2005-05-31 02:57:54 PM
I'm a little iffy on the usage of church as an option... how about secular drug programs? Dont just give a religious option...

But I do commend the judge for not filling jails with minor drug offenders. I stress minor, however. I dont want a trafficker to go to rehab, but some guy caught with a gram of weed doesn't need to go to jail over it.
 
2005-05-31 02:58:38 PM
COMALite J
So, why is it that someone who survives withdrawal goes back to using? At that point they are beyond the physical dependency. So, there is more to addiction than the physical.
P.S. marjuana withdrawal just takes so long that it naturally weens you, while opiates and ETOH are processed more quickly
 
2005-05-31 02:58:41 PM
Get-out-of-jail free for going to church? Any church? You betcha!
 
2005-05-31 02:59:16 PM
pootsie Please forgive my somewhat cynical perspective on the program - again, if it helps some people, then great - seriously.
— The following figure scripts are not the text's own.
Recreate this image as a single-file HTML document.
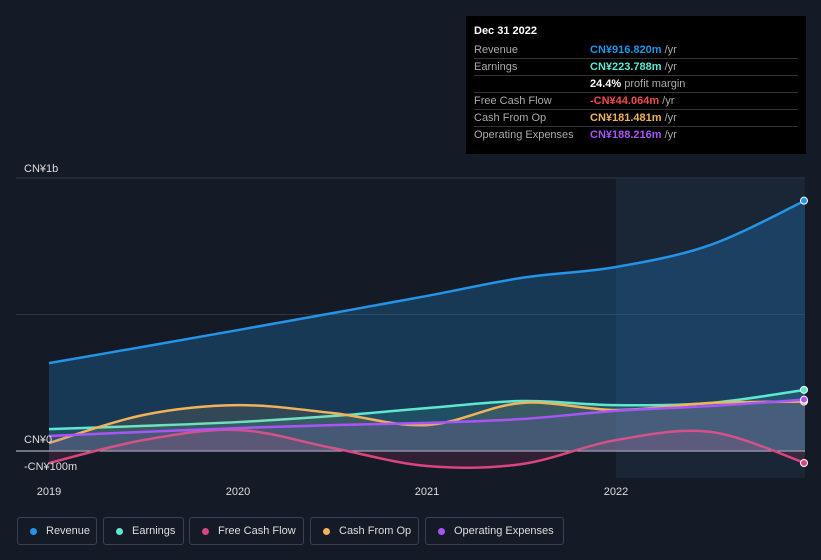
<!DOCTYPE html>
<html><head><meta charset="utf-8"><style>
body{margin:0;background:#151b26;font-family:"Liberation Sans",sans-serif;}
#wrap{position:relative;width:821px;height:560px;overflow:hidden;background:#151b26;}
svg{position:absolute;left:0;top:0}
.tip{position:absolute;left:466px;top:16px;width:340px;height:138px;background:#000;color:#fff;font-size:11px}
.row{position:absolute;left:8px;width:324px;height:17px;border-bottom:1px solid #333;}
.row .l{position:absolute;left:0;top:3px;color:#aaa}
.row .v{position:absolute;left:116px;top:3px;font-weight:bold}
.row .v span{color:#aaa;font-weight:normal}
.leg{position:absolute;top:517px;height:28px;border:1px solid #3a4250;border-radius:3px;color:#ddd;font-size:11px;box-sizing:border-box;line-height:26px;padding-left:28px}
.leg i{position:absolute;left:12px;top:10px;width:7px;height:7px;border-radius:50%}
</style></head><body>
<div id="wrap">
<svg id="chart" width="821" height="560"></svg>
<div class="tip">
<div style="position:absolute;left:8px;top:9px;font-weight:bold">Dec 31 2022</div>
<div class="row" style="top:25px"><span class="l">Revenue</span><span class="v" style="color:#2394e6">CN¥916.820m <span>/yr</span></span></div>
<div class="row" style="top:42px"><span class="l">Earnings</span><span class="v" style="color:#5ee8d0">CN¥223.788m <span>/yr</span></span></div>
<div class="row" style="top:59px"><span class="v" style="color:#fff">24.4% <span>profit margin</span></span></div>
<div class="row" style="top:76px"><span class="l">Free Cash Flow</span><span class="v" style="color:#f04b4b">-CN¥44.064m <span>/yr</span></span></div>
<div class="row" style="top:93px"><span class="l">Cash From Op</span><span class="v" style="color:#f0b35a">CN¥181.481m <span>/yr</span></span></div>
<div class="row" style="top:110px;border:none"><span class="l">Operating Expenses</span><span class="v" style="color:#a855f7">CN¥188.216m <span>/yr</span></span></div>
</div>
<div class="leg" style="left:17px;width:80px"><i style="background:#2394e6"></i>Revenue</div>
<div class="leg" style="left:103px;width:81px"><i style="background:#5ee8d0"></i>Earnings</div>
<div class="leg" style="left:189px;width:115px"><i style="background:#d9457f"></i>Free Cash Flow</div>
<div class="leg" style="left:310px;width:109px"><i style="background:#f0b35a"></i>Cash From Op</div>
<div class="leg" style="left:425px;width:139px"><i style="background:#a855f7"></i>Operating Expenses</div>
</div>
<script>
const years=[2019,2019.5,2020,2020.5,2021,2021.5,2022,2022.5,2023];
const revenue=[322,382,443,505,568,634,674,755,917];
const earnings=[80,92,106,128,157,183,168,176,224];
const fcf=[-44,40,77,11,-55,-48,40,70,-44];
const cfo=[29,132,168,139,95,176,150,176,181];
const opex=[55,70,84,95,103,117,147,165,188];
const xLabels=["2019","2020","2021","2022"];
const NS="http://www.w3.org/2000/svg";
const svg=document.getElementById('chart');
const X=v=>49+(v-2019)*189, Y=v=>451-v*0.273;
function el(t,a,p){const e=document.createElementNS(NS,t);for(const k in a)e.setAttribute(k,a[k]);(p||svg).appendChild(e);return e;}
let r=el('rect',{x:X(2022),y:178,width:805-X(2022),height:300,fill:'#1a2535'});

[1000,500].forEach(v=>{let g=el('line',{x1:16,x2:805,y1:Y(v),y2:Y(v),stroke:'#2e3642','stroke-width':1});});
let z=el('line',{x1:16,x2:805,y1:Y(0),y2:Y(0),stroke:'#ccc','stroke-width':1});
function path(vals){const p=years.map((y,i)=>[X(y),Y(vals[i])]);let d=`M${p[0][0]},${p[0][1]}`;
for(let i=0;i<p.length-1;i++){const p0=p[i-1]||p[i],p1=p[i],p2=p[i+1],p3=p[i+2]||p2;
d+=` C${p1[0]+(p2[0]-p0[0])/6},${p1[1]+(p2[1]-p0[1])/6} ${p2[0]-(p3[0]-p1[0])/6},${p2[1]-(p3[1]-p1[1])/6} ${p2[0]},${p2[1]}`;}return d;}
const series=[['revenue',revenue,'#2394e6',0.25],['earnings',earnings,'#5ee8d0',0.12],['free-cash-flow',fcf,'#d9457f',0.15],['cash-from-op',cfo,'#f0b35a',0.12],['operating-expenses',opex,'#a855f7',0.12]];
series.forEach(([n,v,c,o])=>{const d=path(v);
let a=el('path',{d:d+` L${X(2023)},${Y(0)} L${X(2019)},${Y(0)} Z`,fill:c,'fill-opacity':o});
let l=el('path',{d,fill:'none',stroke:c,'stroke-width':2.5});
let m=el('circle',{cx:X(2023)-1,cy:Y(v[v.length-1]),r:3.5,fill:c,stroke:'#fff','stroke-width':1});});
[['CN¥1b',172],['CN¥0',443],['-CN¥100m',470]].forEach(([t,y])=>{let e=el('text',{x:24,y:y,fill:'#ddd','font-size':11});e.textContent=t;});
xLabels.forEach(t=>{let e=el('text',{x:X(+t),y:495,fill:'#ddd','font-size':11,'text-anchor':'middle'});e.textContent=t;});
</script>
</body></html>
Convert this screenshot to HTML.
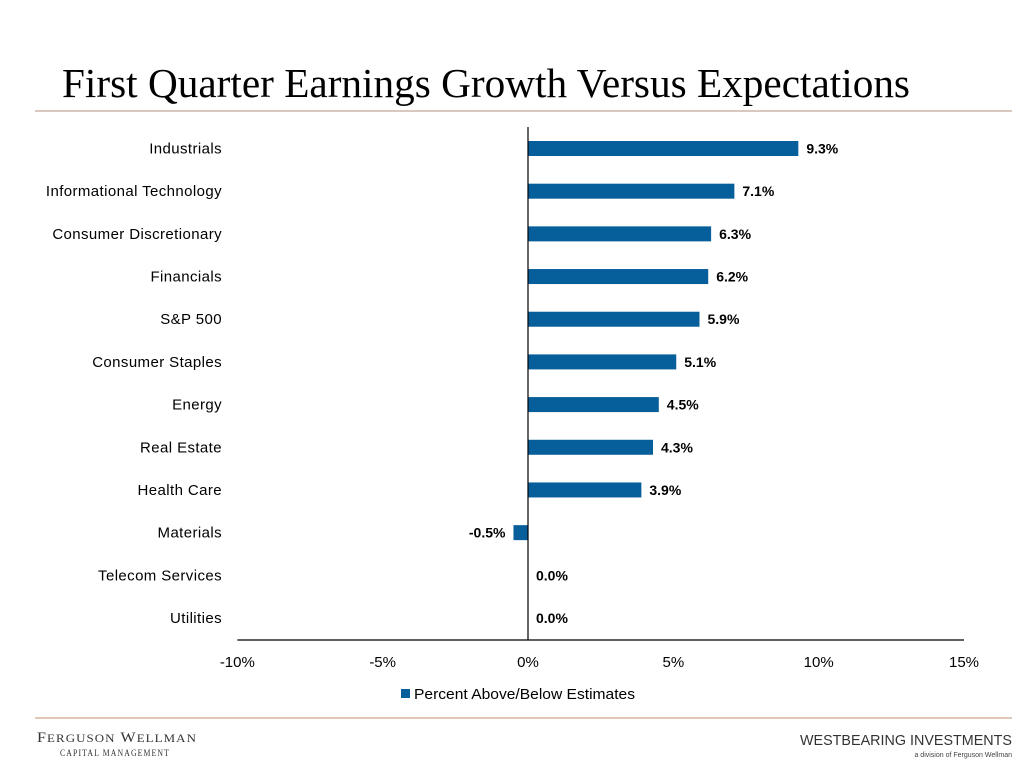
<!DOCTYPE html>
<html><head><meta charset="utf-8"><style>html,body{margin:0;padding:0;background:#fff}svg{display:block}</style></head>
<body>
<svg id="c" width="1028" height="770" xmlns="http://www.w3.org/2000/svg">
<text x="62" y="97" font-family="Liberation Serif, serif" font-size="41" fill="#000" textLength="848" lengthAdjust="spacingAndGlyphs">First Quarter Earnings Growth Versus Expectations</text>
<line x1="35" y1="111" x2="1012" y2="111" stroke="#c0a898" stroke-width="1.3"/>
<g id="plot"></g>
<rect x="401" y="689" width="9" height="9" fill="#065e9a"/>
<text x="414" y="699" font-family="Liberation Sans, sans-serif" font-size="15" fill="#000" textLength="221" lengthAdjust="spacingAndGlyphs">Percent Above/Below Estimates</text>
<line x1="35" y1="718" x2="1012" y2="718" stroke="#e0c8b8" stroke-width="2"/>
<text x="37" y="742" font-family="Liberation Serif, serif" font-size="15" fill="#333" letter-spacing="1" textLength="160" lengthAdjust="spacingAndGlyphs">F<tspan font-size="12">ERGUSON</tspan> W<tspan font-size="12">ELLMAN</tspan></text>
<text x="60" y="756" font-family="Liberation Serif, serif" font-size="9" fill="#333" letter-spacing="1.3" textLength="110" lengthAdjust="spacingAndGlyphs">CAPITAL MANAGEMENT</text>
<text x="1012" y="745" text-anchor="end" font-family="Liberation Sans, sans-serif" font-size="15" fill="#333" textLength="212" lengthAdjust="spacingAndGlyphs">WESTBEARING INVESTMENTS</text>
<text x="1012" y="757" text-anchor="end" font-family="Liberation Sans, sans-serif" font-size="7" fill="#444">a division of Ferguson Wellman</text>
</svg>
<script>
const categories=["Industrials","Informational Technology","Consumer Discretionary","Financials","S&P 500","Consumer Staples","Energy","Real Estate","Health Care","Materials","Telecom Services","Utilities"];
const values=[9.3,7.1,6.3,6.2,5.9,5.1,4.5,4.3,3.9,-0.5,0.0,0.0];
const tickValues=[-10,-5,0,5,10,15];
const tickLabels=["-10%","-5%","0%","5%","10%","15%"];
const NS="http://www.w3.org/2000/svg";
const g=document.getElementById('plot');
const x=v=>528+(v)*(964-528)/15;
const y=i=>148.5+i*(618-148.5)/11;
function mk(t,a,txt){const e=document.createElementNS(NS,t);for(const k in a)e.setAttribute(k,a[k]);if(txt!=null)e.textContent=txt;g.appendChild(e);return e;}
const F="Liberation Sans, sans-serif";
categories.forEach((c,i)=>{
 const v=values[i];
 const r=mk('rect',{x:Math.min(x(0),x(v)),y:y(i)-7.5,width:Math.abs(x(v)-x(0)),height:15,fill:'#065e9a'});
 
 
 const l=mk('text',{x:222,y:y(i)+5,'text-anchor':'end','font-family':F,'font-size':15,'letter-spacing':0.4,fill:'#000'},c);
 
 
 const lbl=v.toFixed(1)+'%';
 const vx=v<0?x(v)-8:x(v)+8;
 const t=mk('text',{x:vx,y:y(i)+5,'text-anchor':v<0?'end':'start','font-family':F,'font-size':14,'font-weight':'bold',fill:'#000'},lbl);
 
 
});
const za=mk('line',{x1:x(0),y1:127,x2:x(0),y2:640,stroke:'#000','stroke-width':1.2});


const xa=mk('line',{x1:x(-10),y1:640,x2:x(15),y2:640,stroke:'#000','stroke-width':1.2});


tickValues.forEach((v,i)=>{
 const t=mk('text',{x:x(v),y:667,'text-anchor':'middle','font-family':F,'font-size':15,fill:'#000'},tickLabels[i]);
 
 
});
</script>
</body></html>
It's just that my particular experience was one of meetings filled with over zealous extremists who preached on and on about how all drugs are bad and must be completely avoided,... then they'd slip outside for another cigarette.
 
2005-05-31 03:01:12 PM
So, why is it that someone who survives withdrawal goes back to using? At that point they are beyond the physical dependency. So, there is more to addiction than the physical.


Because addiction to opiates is very much like a romance.
 
2005-05-31 03:02:46 PM
All in all I think it's a good idea that's a bit bogged down by semantics. I read it as, either go to prison, or join a grp of supportive individuals and see a different side of life. Because the judge is a strong christian, his experience is that a church is that place, but it does not preclude other areas.
Sure rehab would be nice, but someone has to pay for it. Counseling is nice, but it's pretty much all 1-on-1, or in very small grps which doesn't allow for the familial feeling.
Basically a religious organization, in most cases, happens to fit all the criteria to make it a perfect place for alternative sentencing. Offering structure along with support and hopefully expanding a person outlook on life (not necessarily in a religious sense).